▶ Brief
Leave out the images; return the rest of the data exactly.

▶ Dataset extract
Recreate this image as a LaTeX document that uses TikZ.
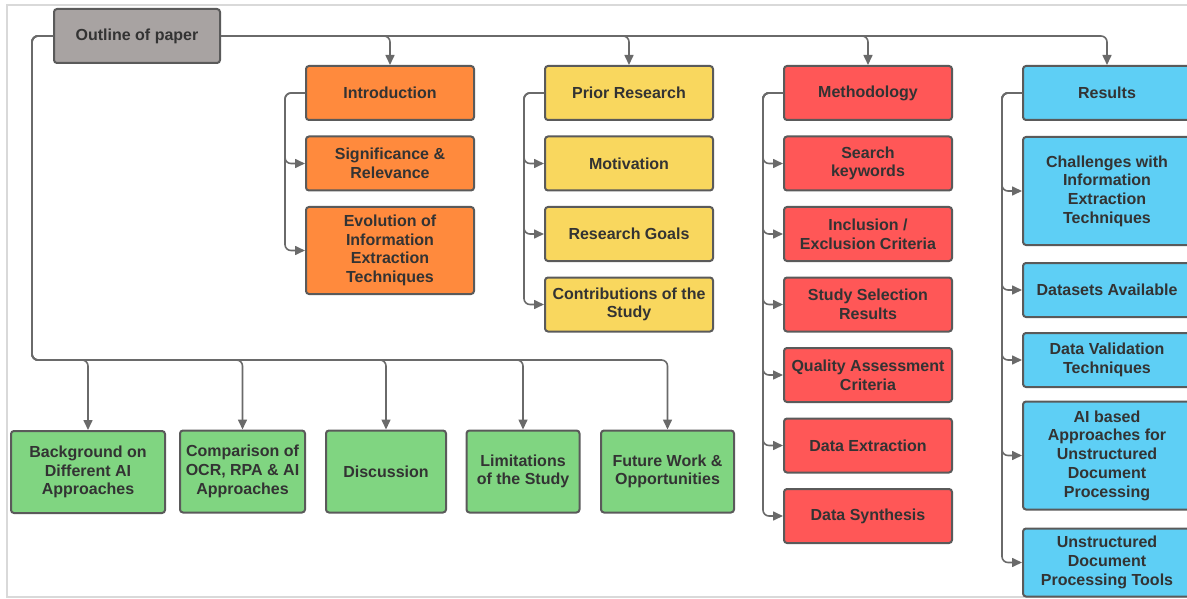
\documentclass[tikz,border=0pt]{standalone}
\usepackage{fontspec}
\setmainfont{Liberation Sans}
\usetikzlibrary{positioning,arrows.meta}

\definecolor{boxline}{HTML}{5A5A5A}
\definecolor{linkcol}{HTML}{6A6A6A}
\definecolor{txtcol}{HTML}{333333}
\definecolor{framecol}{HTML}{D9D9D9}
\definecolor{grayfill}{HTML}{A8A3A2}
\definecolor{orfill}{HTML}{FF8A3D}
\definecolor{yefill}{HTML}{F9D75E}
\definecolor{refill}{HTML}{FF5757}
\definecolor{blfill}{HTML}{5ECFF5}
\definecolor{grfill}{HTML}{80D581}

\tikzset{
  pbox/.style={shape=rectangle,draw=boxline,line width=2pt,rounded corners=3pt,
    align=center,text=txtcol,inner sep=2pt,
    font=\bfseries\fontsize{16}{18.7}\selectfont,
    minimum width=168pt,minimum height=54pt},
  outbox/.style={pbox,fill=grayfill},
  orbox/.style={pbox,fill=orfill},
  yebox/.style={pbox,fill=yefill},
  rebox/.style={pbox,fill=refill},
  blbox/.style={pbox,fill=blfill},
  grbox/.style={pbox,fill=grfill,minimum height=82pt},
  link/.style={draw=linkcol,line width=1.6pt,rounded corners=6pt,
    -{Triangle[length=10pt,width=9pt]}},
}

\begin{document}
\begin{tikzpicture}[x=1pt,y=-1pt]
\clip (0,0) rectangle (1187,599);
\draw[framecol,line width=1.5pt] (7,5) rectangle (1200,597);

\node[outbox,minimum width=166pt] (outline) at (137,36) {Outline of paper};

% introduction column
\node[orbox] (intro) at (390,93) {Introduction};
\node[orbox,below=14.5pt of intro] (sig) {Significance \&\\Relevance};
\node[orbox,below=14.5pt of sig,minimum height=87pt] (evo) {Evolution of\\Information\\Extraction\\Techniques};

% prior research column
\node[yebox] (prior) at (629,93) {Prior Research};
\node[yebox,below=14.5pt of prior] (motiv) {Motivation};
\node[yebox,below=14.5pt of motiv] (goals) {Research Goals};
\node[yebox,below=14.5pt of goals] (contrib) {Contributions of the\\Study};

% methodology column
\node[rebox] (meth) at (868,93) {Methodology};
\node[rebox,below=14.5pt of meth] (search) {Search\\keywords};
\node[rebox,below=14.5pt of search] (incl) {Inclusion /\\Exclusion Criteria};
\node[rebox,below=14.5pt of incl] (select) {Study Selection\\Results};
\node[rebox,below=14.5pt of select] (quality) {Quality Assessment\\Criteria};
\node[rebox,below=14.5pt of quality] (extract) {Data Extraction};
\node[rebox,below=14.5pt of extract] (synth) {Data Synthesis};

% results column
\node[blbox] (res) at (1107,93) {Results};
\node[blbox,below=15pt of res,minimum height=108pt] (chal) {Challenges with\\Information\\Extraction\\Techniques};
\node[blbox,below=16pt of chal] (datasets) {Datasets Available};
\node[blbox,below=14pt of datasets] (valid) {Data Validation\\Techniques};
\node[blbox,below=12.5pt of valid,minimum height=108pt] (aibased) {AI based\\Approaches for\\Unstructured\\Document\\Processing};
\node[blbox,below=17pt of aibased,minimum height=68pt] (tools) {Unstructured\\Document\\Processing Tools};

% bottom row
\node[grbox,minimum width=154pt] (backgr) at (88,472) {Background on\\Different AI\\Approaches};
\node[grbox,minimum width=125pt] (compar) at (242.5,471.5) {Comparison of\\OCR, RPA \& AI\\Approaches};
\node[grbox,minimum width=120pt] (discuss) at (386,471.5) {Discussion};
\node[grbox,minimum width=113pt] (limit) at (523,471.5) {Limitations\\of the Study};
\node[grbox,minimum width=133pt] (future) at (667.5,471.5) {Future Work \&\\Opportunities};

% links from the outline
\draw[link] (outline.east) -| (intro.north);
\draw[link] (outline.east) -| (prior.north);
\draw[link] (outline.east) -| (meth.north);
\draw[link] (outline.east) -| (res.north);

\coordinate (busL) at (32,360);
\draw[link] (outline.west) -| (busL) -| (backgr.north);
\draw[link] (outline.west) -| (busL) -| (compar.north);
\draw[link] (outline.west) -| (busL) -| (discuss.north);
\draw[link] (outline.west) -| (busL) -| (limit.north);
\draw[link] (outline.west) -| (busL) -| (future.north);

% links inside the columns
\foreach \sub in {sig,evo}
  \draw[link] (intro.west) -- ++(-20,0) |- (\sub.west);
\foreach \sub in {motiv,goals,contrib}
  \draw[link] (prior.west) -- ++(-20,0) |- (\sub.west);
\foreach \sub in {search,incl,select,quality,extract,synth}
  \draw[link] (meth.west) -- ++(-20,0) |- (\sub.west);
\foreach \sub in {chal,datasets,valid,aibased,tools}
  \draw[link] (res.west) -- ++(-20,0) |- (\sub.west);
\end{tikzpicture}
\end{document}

▶ Worked solution
Recreate this image as a LaTeX document that uses TikZ.
\documentclass[tikz,border=0pt]{standalone}
\usepackage{fontspec}
\setmainfont{Liberation Sans}
\usetikzlibrary{positioning,arrows.meta}

\definecolor{boxline}{HTML}{5A5A5A}
\definecolor{linkcol}{HTML}{6A6A6A}
\definecolor{txtcol}{HTML}{333333}
\definecolor{framecol}{HTML}{D9D9D9}
\definecolor{grayfill}{HTML}{A8A3A2}
\definecolor{orfill}{HTML}{FF8A3D}
\definecolor{yefill}{HTML}{F9D75E}
\definecolor{refill}{HTML}{FF5757}
\definecolor{blfill}{HTML}{5ECFF5}
\definecolor{grfill}{HTML}{80D581}

\tikzset{
  pbox/.style={shape=rectangle,draw=boxline,line width=2pt,rounded corners=3pt,
    align=center,text=txtcol,inner sep=2pt,
    font=\bfseries\fontsize{16}{18.7}\selectfont,
    minimum width=168pt,minimum height=54pt},
  outbox/.style={pbox,fill=grayfill},
  orbox/.style={pbox,fill=orfill},
  yebox/.style={pbox,fill=yefill},
  rebox/.style={pbox,fill=refill},
  blbox/.style={pbox,fill=blfill},
  grbox/.style={pbox,fill=grfill,minimum height=82pt},
  link/.style={draw=linkcol,line width=1.6pt,rounded corners=6pt,
    -{Triangle[length=10pt,width=9pt]}},
}

\begin{document}
\begin{tikzpicture}[x=1pt,y=-1pt]
\clip (0,0) rectangle (1187,599);
\draw[framecol,line width=1.5pt] (7,5) rectangle (1200,597);

\node[outbox,minimum width=166pt] (outline) at (137,36) {Outline of paper};

% introduction column
\node[orbox] (intro) at (390,93) {Introduction};
\node[orbox,below=14.5pt of intro] (sig) {Significance \&\\Relevance};
\node[orbox,below=14.5pt of sig,minimum height=87pt] (evo) {Evolution of\\Information\\Extraction\\Techniques};

% prior research column
\node[yebox] (prior) at (629,93) {Prior Research};
\node[yebox,below=14.5pt of prior] (motiv) {Motivation};
\node[yebox,below=14.5pt of motiv] (goals) {Research Goals};
\node[yebox,below=14.5pt of goals] (contrib) {Contributions of the\\Study};

% methodology column
\node[rebox] (meth) at (868,93) {Methodology};
\node[rebox,below=14.5pt of meth] (search) {Search\\keywords};
\node[rebox,below=14.5pt of search] (incl) {Inclusion /\\Exclusion Criteria};
\node[rebox,below=14.5pt of incl] (select) {Study Selection\\Results};
\node[rebox,below=14.5pt of select] (quality) {Quality Assessment\\Criteria};
\node[rebox,below=14.5pt of quality] (extract) {Data Extraction};
\node[rebox,below=14.5pt of extract] (synth) {Data Synthesis};

% results column
\node[blbox] (res) at (1107,93) {Results};
\node[blbox,below=15pt of res,minimum height=108pt] (chal) {Challenges with\\Information\\Extraction\\Techniques};
\node[blbox,below=16pt of chal] (datasets) {Datasets Available};
\node[blbox,below=14pt of datasets] (valid) {Data Validation\\Techniques};
\node[blbox,below=12.5pt of valid,minimum height=108pt] (aibased) {AI based\\Approaches for\\Unstructured\\Document\\Processing};
\node[blbox,below=17pt of aibased,minimum height=68pt] (tools) {Unstructured\\Document\\Processing Tools};

% bottom row
\node[grbox,minimum width=154pt] (backgr) at (88,472) {Background on\\Different AI\\Approaches};
\node[grbox,minimum width=125pt] (compar) at (242.5,471.5) {Comparison of\\OCR, RPA \& AI\\Approaches};
\node[grbox,minimum width=120pt] (discuss) at (386,471.5) {Discussion};
\node[grbox,minimum width=113pt] (limit) at (523,471.5) {Limitations\\of the Study};
\node[grbox,minimum width=133pt] (future) at (667.5,471.5) {Future Work \&\\Opportunities};

% links from the outline
\draw[link] (outline.east) -| (intro.north);
\draw[link] (outline.east) -| (prior.north);
\draw[link] (outline.east) -| (meth.north);
\draw[link] (outline.east) -| (res.north);

\coordinate (busL) at (32,360);
\draw[link] (outline.west) -| (busL) -| (backgr.north);
\draw[link] (outline.west) -| (busL) -| (compar.north);
\draw[link] (outline.west) -| (busL) -| (discuss.north);
\draw[link] (outline.west) -| (busL) -| (limit.north);
\draw[link] (outline.west) -| (busL) -| (future.north);

% links inside the columns
\foreach \sub in {sig,evo}
  \draw[link] (intro.west) -- ++(-20,0) |- (\sub.west);
\foreach \sub in {motiv,goals,contrib}
  \draw[link] (prior.west) -- ++(-20,0) |- (\sub.west);
\foreach \sub in {search,incl,select,quality,extract,synth}
  \draw[link] (meth.west) -- ++(-20,0) |- (\sub.west);
\foreach \sub in {chal,datasets,valid,aibased,tools}
  \draw[link] (res.west) -- ++(-20,0) |- (\sub.west);
\end{tikzpicture}
\end{document}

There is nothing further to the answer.